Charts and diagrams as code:
(begin)

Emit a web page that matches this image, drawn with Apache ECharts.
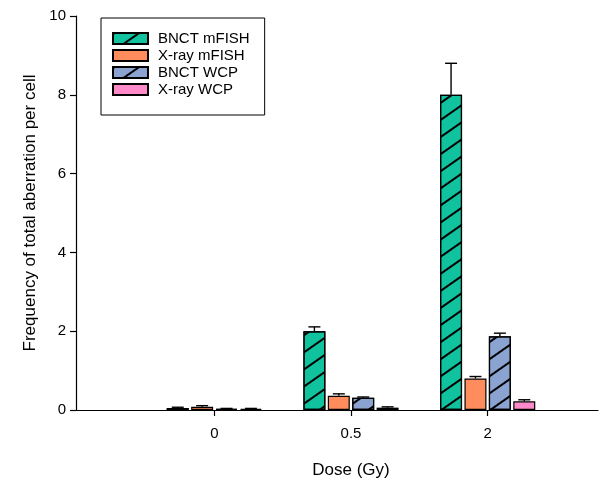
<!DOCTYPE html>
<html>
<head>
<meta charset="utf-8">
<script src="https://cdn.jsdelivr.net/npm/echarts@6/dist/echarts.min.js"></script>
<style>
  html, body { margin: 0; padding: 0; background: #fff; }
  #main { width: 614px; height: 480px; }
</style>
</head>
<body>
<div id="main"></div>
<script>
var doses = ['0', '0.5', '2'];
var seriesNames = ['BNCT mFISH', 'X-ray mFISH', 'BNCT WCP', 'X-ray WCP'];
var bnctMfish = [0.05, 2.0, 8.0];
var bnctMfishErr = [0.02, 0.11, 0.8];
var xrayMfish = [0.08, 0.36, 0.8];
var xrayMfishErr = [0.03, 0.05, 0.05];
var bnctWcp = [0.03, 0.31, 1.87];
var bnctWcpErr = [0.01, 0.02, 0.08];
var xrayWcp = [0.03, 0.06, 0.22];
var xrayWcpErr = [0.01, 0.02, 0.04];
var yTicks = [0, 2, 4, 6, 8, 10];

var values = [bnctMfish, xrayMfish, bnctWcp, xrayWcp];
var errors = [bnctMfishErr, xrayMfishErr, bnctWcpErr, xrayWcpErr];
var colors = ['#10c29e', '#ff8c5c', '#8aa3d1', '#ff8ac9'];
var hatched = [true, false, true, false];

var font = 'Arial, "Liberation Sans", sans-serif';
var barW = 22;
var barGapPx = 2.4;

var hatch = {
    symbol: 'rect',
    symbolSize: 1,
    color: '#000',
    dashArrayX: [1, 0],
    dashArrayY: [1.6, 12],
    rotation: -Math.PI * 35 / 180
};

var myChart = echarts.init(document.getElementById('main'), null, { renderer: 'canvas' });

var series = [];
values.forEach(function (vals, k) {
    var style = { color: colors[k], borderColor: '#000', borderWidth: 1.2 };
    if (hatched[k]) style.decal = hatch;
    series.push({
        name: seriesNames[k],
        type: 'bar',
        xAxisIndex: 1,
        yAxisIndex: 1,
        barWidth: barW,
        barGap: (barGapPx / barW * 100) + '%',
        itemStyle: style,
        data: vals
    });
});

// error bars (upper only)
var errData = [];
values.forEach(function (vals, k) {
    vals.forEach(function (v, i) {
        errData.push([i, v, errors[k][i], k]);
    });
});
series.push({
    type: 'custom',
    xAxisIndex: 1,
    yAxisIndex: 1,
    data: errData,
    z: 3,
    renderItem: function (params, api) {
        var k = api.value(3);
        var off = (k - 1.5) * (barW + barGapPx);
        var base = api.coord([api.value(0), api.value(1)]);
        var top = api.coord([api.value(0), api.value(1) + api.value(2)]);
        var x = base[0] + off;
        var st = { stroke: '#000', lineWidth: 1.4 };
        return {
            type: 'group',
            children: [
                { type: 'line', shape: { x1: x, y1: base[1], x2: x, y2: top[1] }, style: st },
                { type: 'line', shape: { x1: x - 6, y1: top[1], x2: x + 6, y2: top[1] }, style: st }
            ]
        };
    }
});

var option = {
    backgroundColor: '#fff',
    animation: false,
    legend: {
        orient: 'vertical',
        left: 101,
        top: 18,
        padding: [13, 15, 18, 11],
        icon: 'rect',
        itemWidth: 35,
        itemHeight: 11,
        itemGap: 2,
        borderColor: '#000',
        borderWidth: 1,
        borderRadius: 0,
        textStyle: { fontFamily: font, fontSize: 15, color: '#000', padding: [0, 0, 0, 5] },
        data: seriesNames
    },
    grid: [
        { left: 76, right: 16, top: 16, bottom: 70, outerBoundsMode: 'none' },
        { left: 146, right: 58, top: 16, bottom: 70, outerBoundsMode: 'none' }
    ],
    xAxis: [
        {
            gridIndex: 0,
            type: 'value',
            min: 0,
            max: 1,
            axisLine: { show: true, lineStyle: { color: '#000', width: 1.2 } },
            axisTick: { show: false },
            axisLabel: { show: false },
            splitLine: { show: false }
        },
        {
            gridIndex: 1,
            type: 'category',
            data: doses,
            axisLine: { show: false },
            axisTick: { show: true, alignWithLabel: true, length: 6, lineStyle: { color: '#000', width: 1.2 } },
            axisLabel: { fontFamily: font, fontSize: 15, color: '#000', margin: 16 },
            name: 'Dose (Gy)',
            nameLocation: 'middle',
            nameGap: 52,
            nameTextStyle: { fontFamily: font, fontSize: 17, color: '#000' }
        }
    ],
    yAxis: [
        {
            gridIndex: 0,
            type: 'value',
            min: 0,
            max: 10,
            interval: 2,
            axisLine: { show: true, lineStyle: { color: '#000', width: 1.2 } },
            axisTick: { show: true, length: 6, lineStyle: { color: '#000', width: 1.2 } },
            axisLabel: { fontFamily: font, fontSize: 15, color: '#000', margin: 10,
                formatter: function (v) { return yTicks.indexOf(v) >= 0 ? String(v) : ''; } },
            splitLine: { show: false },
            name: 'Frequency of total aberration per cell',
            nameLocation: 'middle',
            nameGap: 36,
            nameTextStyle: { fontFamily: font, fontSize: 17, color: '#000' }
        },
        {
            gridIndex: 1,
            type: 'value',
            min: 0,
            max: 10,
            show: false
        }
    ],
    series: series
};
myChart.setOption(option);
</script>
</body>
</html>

(end)
(begin)

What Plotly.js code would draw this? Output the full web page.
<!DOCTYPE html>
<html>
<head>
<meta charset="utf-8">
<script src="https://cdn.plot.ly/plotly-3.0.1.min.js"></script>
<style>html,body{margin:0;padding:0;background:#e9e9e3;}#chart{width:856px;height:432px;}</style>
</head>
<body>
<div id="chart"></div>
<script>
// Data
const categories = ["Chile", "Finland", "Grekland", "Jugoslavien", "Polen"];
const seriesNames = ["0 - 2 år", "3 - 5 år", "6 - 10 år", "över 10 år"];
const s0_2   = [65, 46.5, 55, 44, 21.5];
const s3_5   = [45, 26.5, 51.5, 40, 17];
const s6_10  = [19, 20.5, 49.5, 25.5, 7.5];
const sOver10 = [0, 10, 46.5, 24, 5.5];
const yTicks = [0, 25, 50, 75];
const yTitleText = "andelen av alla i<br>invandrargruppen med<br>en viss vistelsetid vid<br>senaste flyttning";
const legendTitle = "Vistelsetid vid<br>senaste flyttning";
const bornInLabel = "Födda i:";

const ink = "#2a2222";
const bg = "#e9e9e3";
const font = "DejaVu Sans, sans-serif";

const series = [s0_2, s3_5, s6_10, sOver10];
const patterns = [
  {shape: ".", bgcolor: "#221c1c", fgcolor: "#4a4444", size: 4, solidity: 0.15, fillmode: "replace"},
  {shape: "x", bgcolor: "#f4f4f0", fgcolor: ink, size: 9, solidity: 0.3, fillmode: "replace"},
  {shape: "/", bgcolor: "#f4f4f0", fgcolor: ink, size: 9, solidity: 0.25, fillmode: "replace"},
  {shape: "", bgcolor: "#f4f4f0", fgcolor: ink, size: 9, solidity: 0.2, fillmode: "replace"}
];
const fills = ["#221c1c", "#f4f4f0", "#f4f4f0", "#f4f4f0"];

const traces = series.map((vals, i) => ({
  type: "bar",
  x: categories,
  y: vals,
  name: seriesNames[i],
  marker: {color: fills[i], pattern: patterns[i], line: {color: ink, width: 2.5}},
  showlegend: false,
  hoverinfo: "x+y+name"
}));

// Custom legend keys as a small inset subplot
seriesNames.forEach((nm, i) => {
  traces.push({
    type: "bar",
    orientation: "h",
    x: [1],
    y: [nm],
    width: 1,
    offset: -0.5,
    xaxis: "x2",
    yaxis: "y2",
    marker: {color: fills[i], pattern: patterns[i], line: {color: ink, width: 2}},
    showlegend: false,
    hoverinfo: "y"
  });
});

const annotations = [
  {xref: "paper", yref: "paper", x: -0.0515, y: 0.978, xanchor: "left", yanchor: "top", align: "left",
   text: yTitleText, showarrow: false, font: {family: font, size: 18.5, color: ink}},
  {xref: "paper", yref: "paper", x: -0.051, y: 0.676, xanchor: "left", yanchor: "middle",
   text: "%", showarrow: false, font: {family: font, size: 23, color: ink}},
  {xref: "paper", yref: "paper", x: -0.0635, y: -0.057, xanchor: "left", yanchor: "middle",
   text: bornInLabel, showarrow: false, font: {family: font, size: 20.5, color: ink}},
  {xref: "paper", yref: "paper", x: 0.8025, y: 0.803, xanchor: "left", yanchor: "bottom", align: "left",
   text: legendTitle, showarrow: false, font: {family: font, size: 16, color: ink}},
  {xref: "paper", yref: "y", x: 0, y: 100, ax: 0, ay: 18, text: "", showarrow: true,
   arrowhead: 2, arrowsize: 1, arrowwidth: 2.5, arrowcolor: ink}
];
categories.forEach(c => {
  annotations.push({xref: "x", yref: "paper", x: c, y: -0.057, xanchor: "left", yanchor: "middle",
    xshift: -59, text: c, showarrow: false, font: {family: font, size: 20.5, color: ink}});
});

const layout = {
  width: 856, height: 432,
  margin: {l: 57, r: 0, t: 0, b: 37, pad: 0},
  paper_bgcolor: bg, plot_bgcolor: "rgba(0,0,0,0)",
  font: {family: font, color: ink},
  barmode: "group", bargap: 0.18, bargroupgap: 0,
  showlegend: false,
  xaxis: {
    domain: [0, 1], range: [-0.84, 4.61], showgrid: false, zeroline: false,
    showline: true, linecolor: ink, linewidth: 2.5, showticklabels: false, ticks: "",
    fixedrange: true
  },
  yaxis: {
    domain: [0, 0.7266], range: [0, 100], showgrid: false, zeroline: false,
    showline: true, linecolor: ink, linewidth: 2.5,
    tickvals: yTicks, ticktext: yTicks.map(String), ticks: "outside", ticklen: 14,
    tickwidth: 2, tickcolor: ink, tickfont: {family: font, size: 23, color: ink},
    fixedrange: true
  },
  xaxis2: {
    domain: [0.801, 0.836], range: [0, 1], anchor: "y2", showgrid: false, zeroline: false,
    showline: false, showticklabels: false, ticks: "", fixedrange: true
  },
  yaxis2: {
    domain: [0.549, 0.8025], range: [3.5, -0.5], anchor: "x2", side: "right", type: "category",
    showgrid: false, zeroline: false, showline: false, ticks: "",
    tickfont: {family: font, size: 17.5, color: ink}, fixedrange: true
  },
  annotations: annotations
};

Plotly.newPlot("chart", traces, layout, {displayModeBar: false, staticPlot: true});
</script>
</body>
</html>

(end)

## Exercise description
Without the pictures, write out exactly the lines from the one that has "Emit a web page" down to the one that has "var hatched = [true, false, true, false];", both included.

## Expected output
Emit a web page that matches this image, drawn with Apache ECharts.
<!DOCTYPE html>
<html>
<head>
<meta charset="utf-8">
<script src="https://cdn.jsdelivr.net/npm/echarts@6/dist/echarts.min.js"></script>
<style>
  html, body { margin: 0; padding: 0; background: #fff; }
  #main { width: 614px; height: 480px; }
</style>
</head>
<body>
<div id="main"></div>
<script>
var doses = ['0', '0.5', '2'];
var seriesNames = ['BNCT mFISH', 'X-ray mFISH', 'BNCT WCP', 'X-ray WCP'];
var bnctMfish = [0.05, 2.0, 8.0];
var bnctMfishErr = [0.02, 0.11, 0.8];
var xrayMfish = [0.08, 0.36, 0.8];
var xrayMfishErr = [0.03, 0.05, 0.05];
var bnctWcp = [0.03, 0.31, 1.87];
var bnctWcpErr = [0.01, 0.02, 0.08];
var xrayWcp = [0.03, 0.06, 0.22];
var xrayWcpErr = [0.01, 0.02, 0.04];
var yTicks = [0, 2, 4, 6, 8, 10];

var values = [bnctMfish, xrayMfish, bnctWcp, xrayWcp];
var errors = [bnctMfishErr, xrayMfishErr, bnctWcpErr, xrayWcpErr];
var colors = ['#10c29e', '#ff8c5c', '#8aa3d1', '#ff8ac9'];
var hatched = [true, false, true, false];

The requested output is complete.